Six more US service members die in Iraq (AP) Updated: 2005-11-17 08:54
Five U.S. Marines were killed in fighting with al-Qaida-led insurgents near
the Syrian border and an Army soldier died of wounds suffered in Baghdad, making
Wednesday the second deadliest day for American forces in Iraq this month.
Eleven other Marines were wounded Wednesday in Obeidi, 185 miles northwest of
Baghdad, according to a New York Times reporter traveling with U.S. forces.
A U.S. Marine statement confirmed the five deaths but made no mention of
wounded. The statement also said 16 insurgents were confirmed killed in the
fighting.
Elsewhere, a soldier from the Army's Task Force Baghdad died Wednesday of
wounds suffered the day before when a roadside bomb exploded northwest of the
capital on the previous day, the U.S. command said. Three other soldiers were
killed Tuesday in a roadside bombing in the same area. But it was unclear if the
soldier who died Wednesday was injured in the same attack.
The six deaths made Wednesday the deadliest day for American forces in Iraq
since Nov. 2, when seven service members died in four separate attacks. At least
51 U.S. service members have already died in Iraq this month.
For the Marines, it was the worst single-day loss since they launched an
offensive Nov. 5 to push al-Qaida-led insurgents from a series of towns along
the Euphrates River used by foreign fighters to slip into the country from
Syria.
A Marine statement did not give any details of the Wednesday losses, and
names of the victims were withheld pending notification of their families. They
were assigned to Regimental Combat Team 2 of the 2nd Marine Division.
However, the Times' embedded reporter said an explosion occurred as a squad
entered a farm house in Obeidi. Insurgents then racked survivors and rescuers
with small arms and grenade fire before other Marines could recover the dead and
wounded and kill the attackers, the newspaper said.
A Marines statement confirmed that U.S. and Iraqi forces were meeting "strong
resistance" in Obeidi — the third town attacked during the Operation Steel
Curtain offensive — because insurgents there "believe they are trapped and have
nowhere else to go."
The latest deaths brought to at least 2,077 the number of U.S. service
members who have died since the beginning of the Iraq war in March 2003,
according to an Associated Press count.
U.S. officials say the offensive near the Syrian border is aimed in part at
encouraging Sunni Arabs to vote in the Dec. 15 parliamentary elections without
fear of insurgent reprisals. The Bush administration hopes a successful election
will encourage many in the Sunni community to abandon the insurgency.
However, Sunni Arab anger welled up Wednesday following revelations by the
Shiite prime minister that 173 detainees, malnourished and some showing signs of
torture, had been found in an Interior Ministry building seized by U.S. troops
in Baghdad last weekend. Most were believed to be Sunni Arabs.

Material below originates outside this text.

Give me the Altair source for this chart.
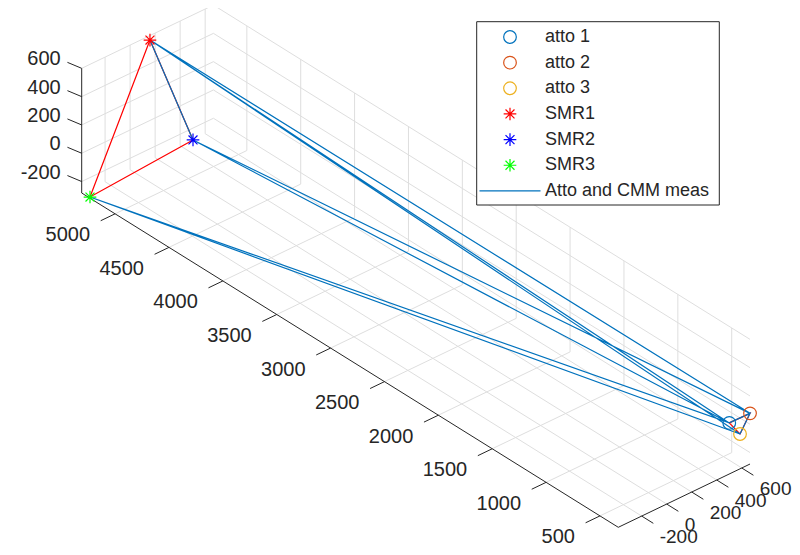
import altair as alt
import pandas as pd

# ---------------- data ----------------
POINT_LABELS = ["atto 1", "atto 2", "atto 3", "SMR1", "SMR2", "SMR3"]
POINT_X = [330, 330, 330, 5272, 5272, 5233]
POINT_Y = [500, 666, 586, 126, 470, -387]
POINT_Z = [80, 77, -35, 600, -252, -273]
POINT_KIND = ["circle", "circle", "circle", "star", "star", "star"]
POINT_COLORS = ["#0072BD", "#D95319", "#EDB120", "#FF0000", "#0000FF", "#00FF00"]

MEAS_LABEL = "Atto and CMM meas"
MEAS_COLOR = "#0072BD"
MEAS_PATH = ["SMR2", "SMR1", "atto 2", "SMR2", "atto 1", "SMR1",
             "atto 3", "SMR3", "atto 1", "atto 2", "atto 3"]
CMM_COLOR = "#FF0000"
CMM_TRIANGLES = [["SMR1", "SMR2", "SMR3", "SMR1"],
                 ["atto 1", "atto 2", "atto 3", "atto 1"]]

X_TICKS = [500, 1000, 1500, 2000, 2500, 3000, 3500, 4000, 4500, 5000]
Y_TICKS = [-200, 0, 200, 400, 600]
Z_TICKS = [-200, 0, 200, 400, 600]
X_LIM = [330, 5310]
Y_LIM = [-387, 666]
Z_LIM = [-281, 600]

# ---------------- view (orthographic 3-D projection) ----------------
W, H, M = 784, 539, 8
ORIGIN = (81.7, 193.0)          # screen spot of corner (xmax, ymin, zmin)
EX = (-0.10775, -0.06713)       # screen shift per unit of x
EY = (0.1251, -0.0601)          # per unit of y
EZ = (0.0, -0.1415)             # per unit of z


def proj(x, y, z):
    dx, dy, dz = x - X_LIM[1], y - Y_LIM[0], z - Z_LIM[0]
    return (ORIGIN[0] + dx * EX[0] + dy * EY[0] + dz * EZ[0],
            ORIGIN[1] + dx * EX[1] + dy * EY[1] + dz * EZ[1])


def seg(p, q):
    a, b = proj(*p), proj(*q)
    return {"x": a[0], "y": a[1], "x2": b[0], "y2": b[1]}


xmin, xmax = X_LIM
ymin, ymax = Y_LIM
zmin, zmax = Z_LIM

grid = []
for xv in X_TICKS:
    grid.append(seg((xv, ymin, zmin), (xv, ymax, zmin)))
    grid.append(seg((xv, ymax, zmin), (xv, ymax, zmax)))
for yv in Y_TICKS:
    grid.append(seg((xmin, yv, zmin), (xmax, yv, zmin)))
    grid.append(seg((xmax, yv, zmin), (xmax, yv, zmax)))
for zv in Z_TICKS:
    grid.append(seg((xmax, ymin, zv), (xmax, ymax, zv)))
    grid.append(seg((xmin, ymax, zv), (xmax, ymax, zv)))
df_grid = pd.DataFrame(grid)

axes = [seg((xmax, ymin, zmin), (xmin, ymin, zmin)),
        seg((xmin, ymin, zmin), (xmin, ymax, zmin)),
        seg((xmax, ymin, zmin), (xmax, ymin, zmax))]
for xv in X_TICKS:
    axes.append(seg((xv, ymin, zmin), (xv, ymin - 115, zmin)))
for yv in Y_TICKS:
    axes.append(seg((xmin, yv, zmin), (xmin - 108, yv, zmin)))
for zv in Z_TICKS:
    axes.append(seg((xmax, ymin, zv), (xmax + 108, ymin - 21, zv)))
df_axes = pd.DataFrame(axes)

df_xl = pd.DataFrame([{"x": proj(v, ymin, zmin)[0], "y": proj(v, ymin, zmin)[1], "t": str(v)} for v in X_TICKS])
df_yl = pd.DataFrame([{"x": proj(xmin, v, zmin)[0], "y": proj(xmin, v, zmin)[1], "t": str(v)} for v in Y_TICKS])
df_zl = pd.DataFrame([{"x": proj(xmax, ymin, v)[0], "y": proj(xmax, ymin, v)[1], "t": str(v)} for v in Z_TICKS])

pos = {n: proj(x, y, z) for n, x, y, z in zip(POINT_LABELS, POINT_X, POINT_Y, POINT_Z)}

STAR = ("M-1,0L1,0M0,-1L0,1M-0.7071,-0.7071L0.7071,0.7071"
        "M-0.7071,0.7071L0.7071,-0.7071")
shape_of = {"circle": "circle", "star": STAR}

df_pts = pd.DataFrame({
    "x": [pos[n][0] for n in POINT_LABELS],
    "y": [pos[n][1] for n in POINT_LABELS],
    "color": POINT_COLORS,
    "shape": [shape_of[k] for k in POINT_KIND],
    "label": POINT_LABELS,
})

df_meas = pd.DataFrame({"x": [pos[n][0] for n in MEAS_PATH],
                        "y": [pos[n][1] for n in MEAS_PATH],
                        "i": list(range(len(MEAS_PATH)))})
rows = []
for g, tri in enumerate(CMM_TRIANGLES):
    for i, n in enumerate(tri):
        rows.append({"x": pos[n][0], "y": pos[n][1], "g": g, "i": i})
df_cmm = pd.DataFrame(rows)

# ---------------- legend layout ----------------
LEG_BOX = (476.7, 21.7, 719.3, 205.0)
LEG_ROW0, LEG_STEP = 37.0, 25.65
LEG_SYM_X, LEG_TXT_X = 510.0, 545.0
LEG_LINE = (479.5, 540.5)

n_items = len(POINT_LABELS) + 1
df_leg_box = pd.DataFrame([{"x": LEG_BOX[0], "y": LEG_BOX[1], "x2": LEG_BOX[2], "y2": LEG_BOX[3]}])
df_leg_sym = pd.DataFrame({
    "x": [LEG_SYM_X] * len(POINT_LABELS),
    "y": [LEG_ROW0 + k * LEG_STEP for k in range(len(POINT_LABELS))],
    "color": POINT_COLORS,
    "shape": [shape_of[k] for k in POINT_KIND],
})
df_leg_txt = pd.DataFrame({
    "x": [LEG_TXT_X] * n_items,
    "y": [LEG_ROW0 + k * LEG_STEP for k in range(n_items)],
    "t": POINT_LABELS + [MEAS_LABEL],
})
ly = LEG_ROW0 + (n_items - 1) * LEG_STEP
df_leg_line = pd.DataFrame([{"x": LEG_LINE[0], "y": ly, "x2": LEG_LINE[1], "y2": ly}])

# ---------------- chart ----------------
XS = alt.Scale(domain=[M, M + W], nice=False, zero=False)
YS = alt.Scale(domain=[M, M + H], nice=False, zero=False, reverse=True)
FONT = "Liberation Sans, Arial, Helvetica, sans-serif"
AX = "#262626"


def X(f="x"):
    return alt.X(f, type="quantitative", scale=XS, axis=None)


def Y(f="y"):
    return alt.Y(f, type="quantitative", scale=YS, axis=None)


def rules(df, color, width):
    return alt.Chart(df).mark_rule(color=color, strokeWidth=width).encode(
        x=X(), y=Y(), x2="x2:Q", y2="y2:Q")


grid_l = rules(df_grid, "#dedede", 1)
axes_l = rules(df_axes, AX, 1)

xl = alt.Chart(df_xl).mark_text(font=FONT, fontSize=20, color=AX, align="right",
                                baseline="middle", dx=-25, dy=21.5).encode(x=X(), y=Y(), text="t:N")
yl = alt.Chart(df_yl).mark_text(font=FONT, fontSize=19, color=AX, align="left",
                                baseline="middle", dx=18, dy=21).encode(x=X(), y=Y(), text="t:N")
zl = alt.Chart(df_zl).mark_text(font=FONT, fontSize=20, color=AX, align="right",
                                baseline="middle", dx=-21, dy=-9).encode(x=X(), y=Y(), text="t:N")

cmm_l = alt.Chart(df_cmm).mark_line(color=CMM_COLOR, strokeWidth=1.2).encode(
    x=X(), y=Y(), detail="g:N", order="i:Q")
meas_l = alt.Chart(df_meas).mark_line(color=MEAS_COLOR, strokeWidth=1.2).encode(
    x=X(), y=Y(), order="i:Q")

pts_l = alt.Chart(df_pts).mark_point(filled=False, strokeWidth=1.2, opacity=1, size=160).encode(
    x=X(), y=Y(),
    color=alt.Color("color:N", scale=None),
    shape=alt.Shape("shape:N", scale=None))

leg_box = alt.Chart(df_leg_box).mark_rect(fill="white", stroke=AX, strokeWidth=1).encode(
    x=X(), y=Y(), x2="x2:Q", y2="y2:Q")
leg_line = rules(df_leg_line, MEAS_COLOR, 1.2)
leg_sym = alt.Chart(df_leg_sym).mark_point(filled=False, strokeWidth=1.2, opacity=1, size=160).encode(
    x=X(), y=Y(),
    color=alt.Color("color:N", scale=None),
    shape=alt.Shape("shape:N", scale=None))
leg_txt = alt.Chart(df_leg_txt).mark_text(font=FONT, fontSize=18, color=AX, align="left",
                                          baseline="middle").encode(x=X(), y=Y(), text="t:N")

chart = alt.layer(
    grid_l, axes_l, xl, yl, zl, cmm_l, meas_l, pts_l,
    leg_box, leg_line, leg_sym, leg_txt,
).properties(
    width=W, height=H, padding=0,
    autosize=alt.AutoSizeParams(type="none"),
).configure_view(strokeWidth=0)

chart.save("out.html", embed_options={"renderer": "svg", "actions": False})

Prime Minister Ibrahim al-Jaafari promised a full investigation and
punishment for anyone guilty of torture. But Sunni leaders claimed the
Shiite-led security forces were trying to intimidate Sunnis from voting and
demanded an international investigation.
Most insurgents are Sunnis, while Shiites and Kurds dominate the U.S.-backed
security services.
Meanwhile, U.S. National Intelligence Director John Negroponte, the former
U.S. ambassador to Iraq, met in Baghdad with al-Jaafari, but neither spoke to
the media.
It was believed that Negroponte's visit was in connection with the arrest in
neighboring Jordan of an Iraqi woman who was part of last week's deadly suicide
attacks against three hotels in the capital, Amman.
Three Iraqi men carried out the attacks, but Sajida Mubarak al-Rishawi, the
wife of one of the bombers, was unable to detonate her explosives belt,
Jordanian police said. Al-Rishawi, from Anbar province, could yield key
information on the al-Qaida wing in Iraq, led by Jordanian-born terror
mastermind Abu Musab al-Zarqawi.
In Berlin, German prosecutors announced Wednesday they have charged three
Iraqis with plotting to kill then-Prime Minister Ayad Allawi during a visit to
Germany last December. The three were believed to be members of Ansar al-Islam,
a radical Islamic group linked to al-Qaida.
France's counterterrorism chief Pierre de Bousquet said in an interview
released Wednesday that French authorities have arrested about 15 people for
allegedly planning to travel to Iraq to join an insurgency.
Seven French citizens have been killed in Iraq, including two suicide
bombers, and about 10 are still here — two of them in U.S. custody, Bousquet
told the weekly magazine Valeurs Actuelles.